Columna quincenal publicada en Esquisses.
Viernes 17 de enero del 2014.
Reeditada
Apuntes sobre un concierto de La Tona
A lo largo de la historia del rock nacional, hay una sola arista, un engranaje primario en donde la poesía y la música se aproximan hasta diluirse en un mar de melenas, grunge-punk, estridencia y batacazos. Esa arista es La Tona, y nada más que La Tona (los queridos Neco, Alexis, Mario y Germánico).
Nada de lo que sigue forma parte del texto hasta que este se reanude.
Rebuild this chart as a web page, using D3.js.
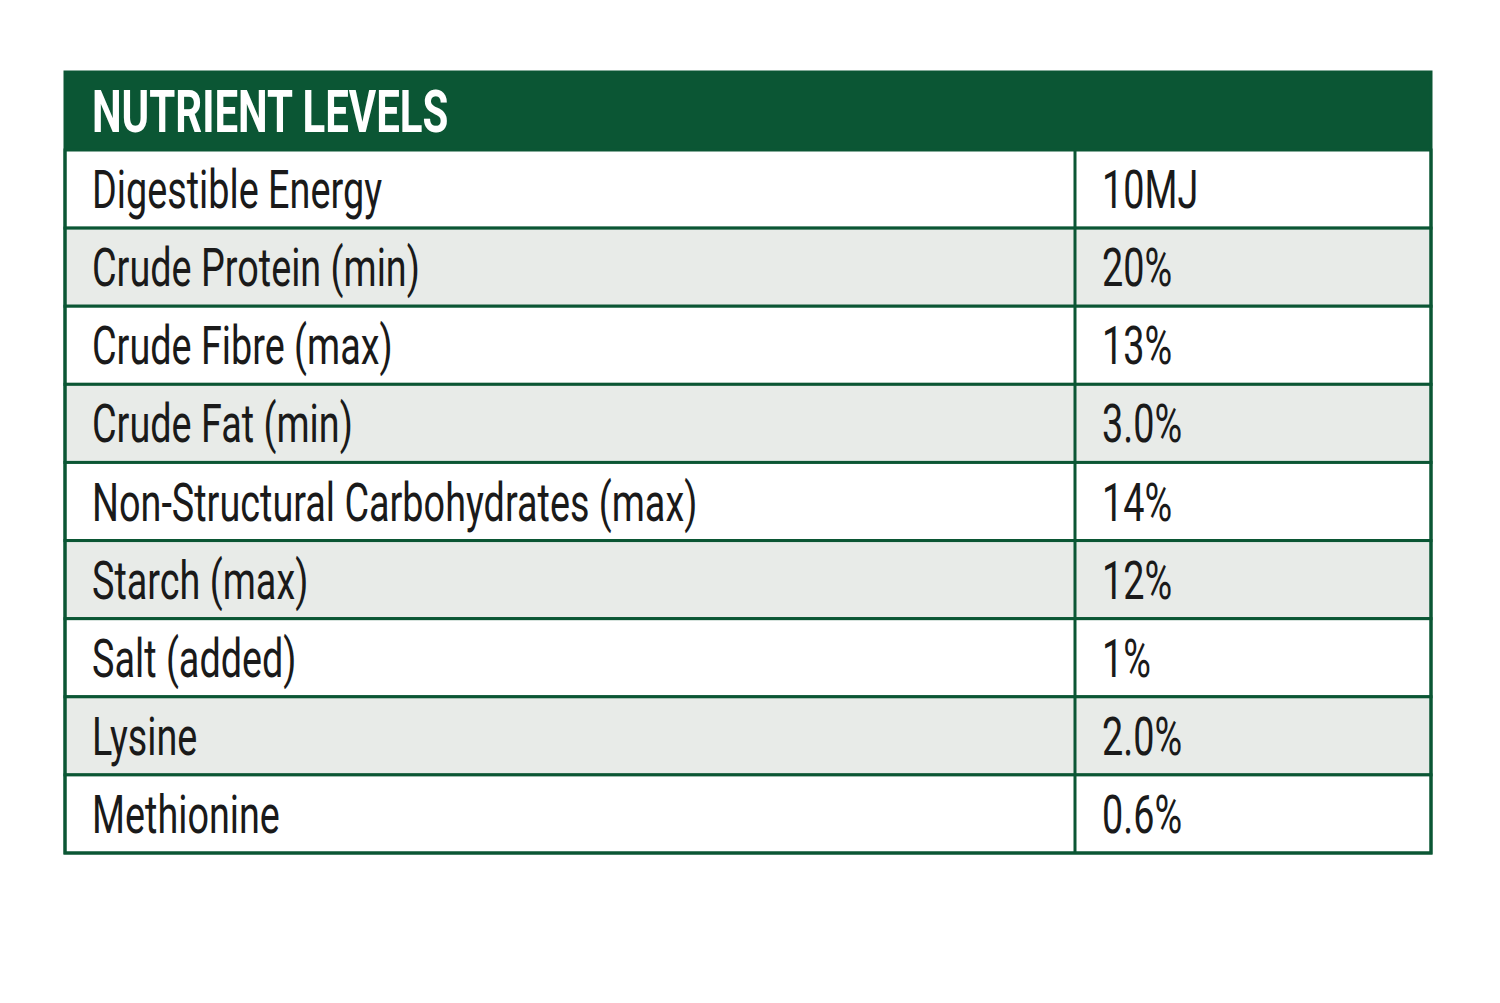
<!DOCTYPE html>
<html>
<head>
<meta charset="utf-8">
<script src="https://cdn.jsdelivr.net/npm/d3@7"></script>
<style>
  body { margin: 0; background: #fff; }
</style>
</head>
<body>
<script>
const width = 1500;
const height = 1003;

const title = 'NUTRIENT LEVELS';
const nutrients = [
  'Digestible Energy',
  'Crude Protein (min)',
  'Crude Fibre (max)',
  'Crude Fat (min)',
  'Non-Structural Carbohydrates (max)',
  'Starch (max)',
  'Salt (added)',
  'Lysine',
  'Methionine'
];
const levels = ['10MJ', '20%', '13%', '3.0%', '14%', '12%', '1%', '2.0%', '0.6%'];

const green = '#0b5634';
const stripe = '#e8ebe8';
const tableLeft = 65, tableRight = 1431, split = 1075;
const tableTop = 72, headerBottom = 150, tableBottom = 853;
const squeeze = 0.7;

const svg = d3.select('body').append('svg').attr('width', width).attr('height', height);

const y = d3.scaleBand()
  .domain(d3.range(nutrients.length))
  .range([headerBottom, tableBottom]);

// header
svg.append('rect')
  .attr('x', tableLeft).attr('y', tableTop)
  .attr('width', tableRight - tableLeft).attr('height', headerBottom - tableTop)
  .attr('fill', green);

svg.append('text')
  .attr('transform', `translate(92, ${tableTop + 60}) scale(${squeeze},1)`)
  .attr('font-family', 'Roboto, sans-serif')
  .attr('font-weight', 'bold')
  .attr('font-size', 60)
  .attr('fill', '#fff')
  .text(title);

const rows = svg.selectAll('g.row')
  .data(nutrients)
  .enter()
  .append('g')
  .attr('class', 'row')
  .attr('transform', (_, i) => `translate(0, ${y(i)})`);

rows.append('rect')
  .attr('x', tableLeft).attr('y', 0)
  .attr('width', tableRight - tableLeft).attr('height', y.bandwidth())
  .attr('fill', (_, i) => (i % 2 ? stripe : '#fff'))
  .attr('stroke', green)
  .attr('stroke-width', 3);

rows.append('text')
  .attr('transform', `translate(92, ${y.bandwidth() / 2 + 19}) scale(${squeeze},1)`)
  .attr('font-family', 'Roboto, sans-serif')
  .attr('font-size', 54)
  .attr('fill', '#1a1a1a')
  .text(d => d);

rows.append('text')
  .attr('transform', `translate(1102, ${y.bandwidth() / 2 + 19}) scale(${squeeze},1)`)
  .attr('font-family', 'Roboto, sans-serif')
  .attr('font-size', 54)
  .attr('fill', '#1a1a1a')
  .text((_, i) => levels[i]);

svg.append('line')
  .attr('x1', split).attr('x2', split)
  .attr('y1', headerBottom).attr('y2', tableBottom)
  .attr('stroke', green).attr('stroke-width', 3);

svg.append('rect')
  .attr('x', tableLeft).attr('y', tableTop)
  .attr('width', tableRight - tableLeft).attr('height', tableBottom - tableTop)
  .attr('fill', 'none')
  .attr('stroke', green).attr('stroke-width', 3);
</script>
</body>
</html>
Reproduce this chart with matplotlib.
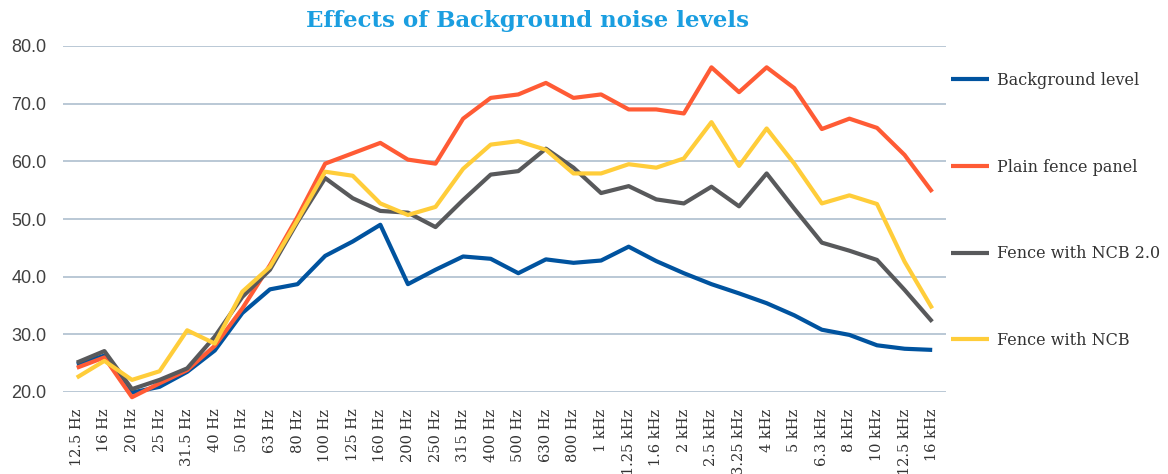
import matplotlib
matplotlib.use("Agg")
import matplotlib.pyplot as plt
import numpy as np

# Third-octave bands
BANDS = ["12.5 Hz", "16 Hz", "20 Hz", "25 Hz", "31.5 Hz", "40 Hz", "50 Hz", "63 Hz",
         "80 Hz", "100 Hz", "125 Hz", "160 Hz", "200 Hz", "250 Hz", "315 Hz", "400 Hz",
         "500 Hz", "630 Hz", "800 Hz", "1 kHz", "1.25 kHz", "1.6 kHz", "2 kHz", "2.5 kHz",
         "3.25 kHz", "4 kHz", "5 kHz", "6.3 kHz", "8 kHz", "10 kHz", "12.5 kHz", "16 kHz"]

# Levels
background = [24.8, 26.3, 19.9, 20.9, 23.5, 27.2, 33.7, 37.8, 38.7, 43.6, 46.1, 49.0,
              38.7, 41.2, 43.5, 43.1, 40.6, 43.0, 42.4, 42.8, 45.2, 42.7, 40.6, 38.7,
              37.1, 35.4, 33.3, 30.8, 29.9, 28.1, 27.5, 27.3]
plain_fence = [24.2, 26.0, 19.1, 21.5, 23.8, 28.0, 34.5, 42.0, 50.4, 59.6, 61.4, 63.2,
               60.3, 59.6, 67.4, 71.0, 71.6, 73.6, 71.0, 71.6, 69.0, 69.0, 68.3, 76.3,
               72.0, 76.3, 72.7, 65.6, 67.4, 65.8, 61.1, 54.7]
ncb_2 = [25.1, 27.1, 20.5, 22.1, 24.1, 29.6, 36.5, 41.2, 49.5, 57.1, 53.6, 51.4,
         51.1, 48.6, 53.3, 57.7, 58.3, 62.2, 58.9, 54.5, 55.7, 53.4, 52.7, 55.6,
         52.2, 57.9, 51.8, 45.9, 44.5, 42.9, 37.7, 32.2]
ncb = [22.5, 25.4, 22.1, 23.6, 30.7, 28.4, 37.4, 41.7, 49.8, 58.2, 57.5, 52.7,
       50.7, 52.1, 58.7, 62.9, 63.5, 62.0, 57.9, 57.9, 59.5, 58.9, 60.5, 66.8,
       59.2, 65.7, 59.6, 52.7, 54.1, 52.6, 42.6, 34.5]

SERIES = [
    ("Background level", background, "#00539f"),
    ("Plain fence panel", plain_fence, "#ff5b35"),
    ("Fence with NCB 2.0", ncb_2, "#58595b"),
    ("Fence with NCB", ncb, "#ffcd3a"),
]

fig = plt.figure(figsize=(11.68, 4.74), dpi=100)
ax = fig.add_axes([63 / 1168, 1 - 392 / 474, (946 - 63) / 1168, (392 - 46) / 474])

x = np.arange(len(BANDS))
for label, values, color in SERIES:
    ax.plot(x, values, color=color, lw=3, label=label, solid_capstyle="butt", clip_on=False)

ax.set_xlim(-0.5, len(BANDS) - 0.5)
ax.set_ylim(20, 80)
ax.set_yticks(np.arange(20, 81, 10))
ax.set_yticklabels([f"{v:.1f}" for v in np.arange(20, 81, 10)],
                   fontsize=13, color="#404040", family="Liberation Sans")
ax.set_xticks(x)
ax.set_xticklabels(BANDS, rotation=90, fontsize=10.5, color="#333333", family="DejaVu Serif")
ax.tick_params(axis="both", length=0)
ax.tick_params(axis="y", pad=12)
ax.tick_params(axis="x", pad=12)

ax.grid(axis="y", color="#b4c4d2", lw=1.3)
ax.set_axisbelow(True)
for s in ax.spines.values():
    s.set_visible(False)

fig.text(528 / 1168, 1 - 21 / 474, "Effects of Background noise levels", ha="center", va="center",
         fontsize=16.5, fontweight="bold", color="#1a9ee0", family="DejaVu Serif")

leg = fig.legend(loc="upper left", bbox_to_anchor=(951 / 1168, 1 - 72 / 474), frameon=False,
                 labelspacing=4.36, handlelength=2.4, handletextpad=0.45,
                 borderpad=0, borderaxespad=0, prop={"family": "DejaVu Serif", "size": 11.5})
for t in leg.get_texts():
    t.set_color("#333333")

fig.savefig("out.png", dpi=100)
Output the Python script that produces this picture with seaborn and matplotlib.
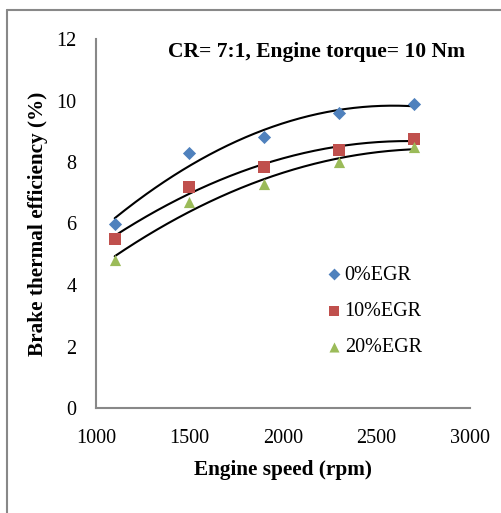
import numpy as np
import pandas as pd
import matplotlib
matplotlib.use("Agg")
import matplotlib.pyplot as plt
import seaborn as sns
from matplotlib.lines import Line2D

speed = [1100, 1500, 1900, 2300, 2700]
egr0 = [6.0, 8.3, 8.8, 9.6, 9.9]
egr10 = [5.5, 7.2, 7.85, 8.4, 8.75]
egr20 = [4.8, 6.7, 7.3, 8.0, 8.5]
series_names = ["0%EGR", "10%EGR", "20%EGR"]
colors = ["#4F81BD", "#C0504D", "#9BBB59"]
markers = ["D", "s", "^"]
x_ticks = [1000, 1500, 2000, 2500, 3000]
y_ticks = [0, 2, 4, 6, 8, 10, 12]

sns.set_style("white")
plt.rcParams["font.family"] = ["Liberation Serif", "DejaVu Serif"]
plt.rcParams["text.color"] = "black"
plt.rcParams["xtick.color"] = "black"
plt.rcParams["ytick.color"] = "black"
plt.rcParams["axes.labelcolor"] = "black"

df = pd.DataFrame({
    "speed": speed * 3,
    "eff": egr0 + egr10 + egr20,
    "series": [series_names[0]] * 5 + [series_names[1]] * 5 + [series_names[2]] * 5,
})

fig = plt.figure(figsize=(5.01, 5.13), dpi=100)
ax = fig.add_axes([96/501, 1-408/513, 374/501, 369/513])

for name, col, mk, vals in zip(series_names, colors, markers, [egr0, egr10, egr20]):
    sub = df[df["series"] == name]
    sns.scatterplot(data=sub, x="speed", y="eff", color=col, marker=mk,
                    s=45 if mk == "D" else 65, linewidth=0, ax=ax, zorder=3,
                    label=name)
    coef = np.polyfit(speed, vals, 2)
    xs = np.linspace(speed[0], speed[-1], 200)
    ax.plot(xs, np.polyval(coef, xs), color="black", lw=1.5, zorder=2)

ax.set_xlim(1000, 3000)
ax.set_ylim(0, 12)
ax.set_xticks(x_ticks)
ax.set_yticks(y_ticks)
ax.tick_params(axis="both", length=0, labelsize=14.5)
ax.tick_params(axis="x", pad=15)
ax.tick_params(axis="y", pad=14)
for s in ["top", "right"]:
    ax.spines[s].set_visible(False)
for s in ["left", "bottom"]:
    ax.spines[s].set_color("#888888")
    ax.spines[s].set_linewidth(1.5)

ax.set_xlabel("Engine speed (rpm)", fontsize=15.3, fontweight="bold", labelpad=9)
ax.set_ylabel("Brake thermal efficiency (%)", fontsize=15.3, fontweight="bold", labelpad=6)
ax.text(0.59, 0.965, "CR= 7:1, Engine torque= 10 Nm", transform=ax.transAxes,
        ha="center", va="center", fontsize=15.5, fontweight="bold")

leg = ax.legend(loc="center left", bbox_to_anchor=(0.56, 0.262), frameon=False,
                fontsize=14.5, handletextpad=0.05, labelspacing=0.85,
                handlelength=1.0, markerscale=0.9)

fig.add_artist(Line2D([7/501, 7/501], [0, 1-10/513], color="#888888", lw=1.5,
                      transform=fig.transFigure))
fig.add_artist(Line2D([7/501, 1], [1-10/513, 1-10/513], color="#888888", lw=1.5,
                      transform=fig.transFigure))

fig.savefig("out.png", dpi=100)
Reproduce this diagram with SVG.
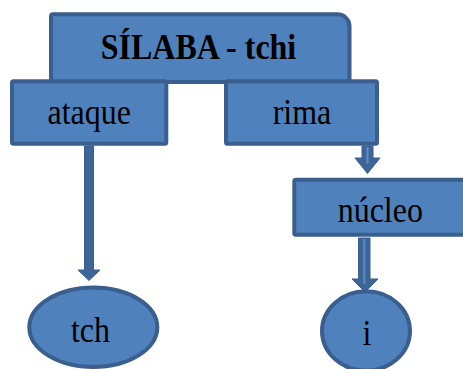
<svg xmlns="http://www.w3.org/2000/svg" width="463" height="369" viewBox="0 0 463 369">
<style>
.box{fill:#4f81bd;stroke:#3a5f8f;stroke-width:4;stroke-linejoin:round}
.arr{fill:#3d6598;stroke:#3a5f8f;stroke-width:1}
.hl{stroke:#5f8cc2;stroke-width:2;fill:none}
text{font-family:"Liberation Serif","Times New Roman",serif;font-size:32px;fill:#000;text-anchor:middle}
.b{font-weight:bold}
</style>
<rect width="463" height="369" fill="#fff"/>
<g id="connectors">
<polygon class="arr" points="84.5,146 93.5,146 93.5,270 100,270 89,280.5 78,270 84.5,270"/>
<polygon class="arr" points="362,146 373,146 373,158 380,158 367.5,173.5 355,158 362,158"/>
<line class="hl" x1="367.5" y1="147" x2="367.5" y2="164"/>
<polygon class="arr" points="358.5,238 370,238 370,279 378,279 365,292 352,279 358.5,279"/>
<line class="hl" x1="364.3" y1="239" x2="364.3" y2="284"/>
</g>
<g id="silaba">
<path class="box" d="M51,82 V16.5 Q51,14.3 53.2,14.3 H337.5 A12,12 0 0 1 349.5,26.3 V82 Z"/>
<text class="b" transform="translate(198.5,59) scale(1,1.1)">SÍLABA - tchi</text>
</g>
<g id="ataque">
<rect class="box" x="12" y="81.3" width="154.3" height="62.4" rx="1.5"/>
<text transform="translate(89.2,124) scale(1,1.12)">ataque</text>
</g>
<g id="rima">
<rect class="box" x="226" y="81.3" width="151" height="62.4" rx="1.5"/>
<text transform="translate(302,124) scale(1,1.12)">rima</text>
</g>
<g id="nucleo">
<rect class="box" x="294.3" y="179.7" width="172" height="55" rx="1.5"/>
<text transform="translate(380.3,222) scale(1,1.12)">núcleo</text>
</g>
<g id="tch">
<ellipse class="box" cx="93.3" cy="327.3" rx="64" ry="39.7"/>
<text transform="translate(90.5,341.5) scale(1,1.12)">tch</text>
</g>
<g id="i">
<ellipse class="box" cx="366" cy="331" rx="44" ry="39.7"/>
<text transform="translate(367,345) scale(1,1.12)">i</text>
</g>
</svg>
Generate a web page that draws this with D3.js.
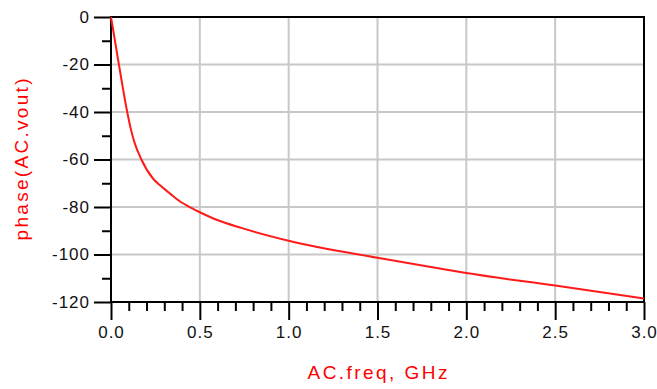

Pero, ¿qué más añadir a un concierto que ya fue reseñado y documentado por medios y redes sociales en vastas galerías de fotos y previsores canales de videos que atesoran la memoria? ¿Qué adjetivos añadirle, a este ritual de inmersión, en el que muchos nos adentramos sin precaución ni olvido? ¿Qué más decir? ¿Qué anécdotas contar, qué crónicas, qué poemas, qué reseñas? ¿Con qué palabras retener la atención del lector y condecorarlo, en todo caso, con un halo místico y sonoro? ¿Con qué símbolos lingüísticos y qué figuras retóricas avanzar hacia el trance melódico?
La vedad, no lo sé. Las imágenes hablan por sí solas, y todo lo queda es silencio, sí, eso que invade las ranuras de la memoria irrebatible, eso que vuelve y nos abandona tiernamente con sus tentáculos seductores y distantes. Eso, justamente es lo indescifrable. Lo sensorial. Lo intuitivo. Ese silencio de la «poesía etérea», como diría el buen Simón a medio concierto y a mediados de los noventa. Poesía obstinada, que solamente aquí, y ahora, en este presente lleno de tinieblas, nos remite al poder que tiene la palabra como herramienta y sinalefa. Es decir: de unión, de vínculo, de amalgama con lo más brillante de nuestra existencia: el arte.
Pero, ¿y el concierto? Lleno de adjetivos. Buenos y mejores. Más de dos horas de rebelión y taquicardia y alboroto. Consignas, recuerdos, pura energía y frío solapado con cervezas de por medio. Tres generaciones reunidas en una danza espeluznante contra la marea de la indiferencia y los sinsabores cotidianos. Sí, tres generaciones: Los viejos, los nuevos, los más nuevos. ¿Y las canciones? Las de siempre. Las coreadas. Las meticulosas. Las ansiadas. Las enérgicas. ¿El lugar? Una catedral abarrotada de «camisetas negras» y otros percances fuera de lugar, arritmia y contratiempo. Una amontonazón, en todo caso, rebotando con furia y al unísono, como saltamontes eléctricos en una canción de Sex Pistols o The Misfits. ¿Y el público? Conciso. Estridente. Macizo. Nada reticente y fuera de este mundo. ¿El sonido? Particular y potente. ¿Los precios? Los justos. Los irrebatibles. ¿Y el after? Inevitable.
A lxs que fueron y no fueron: Disfruten las imágenes de Esquisses (Neco leyendo), que son mucho mejores que las mías (collage con amigos).
A lxs que disfrutamos de ese concierto memorable, acá mis últimas palabras para describirlo. Seis, para ser breve: «Una ceremonia. Un ritual. Un alarido». Sí, un ritual entre amigos, pero con harto público de fondo.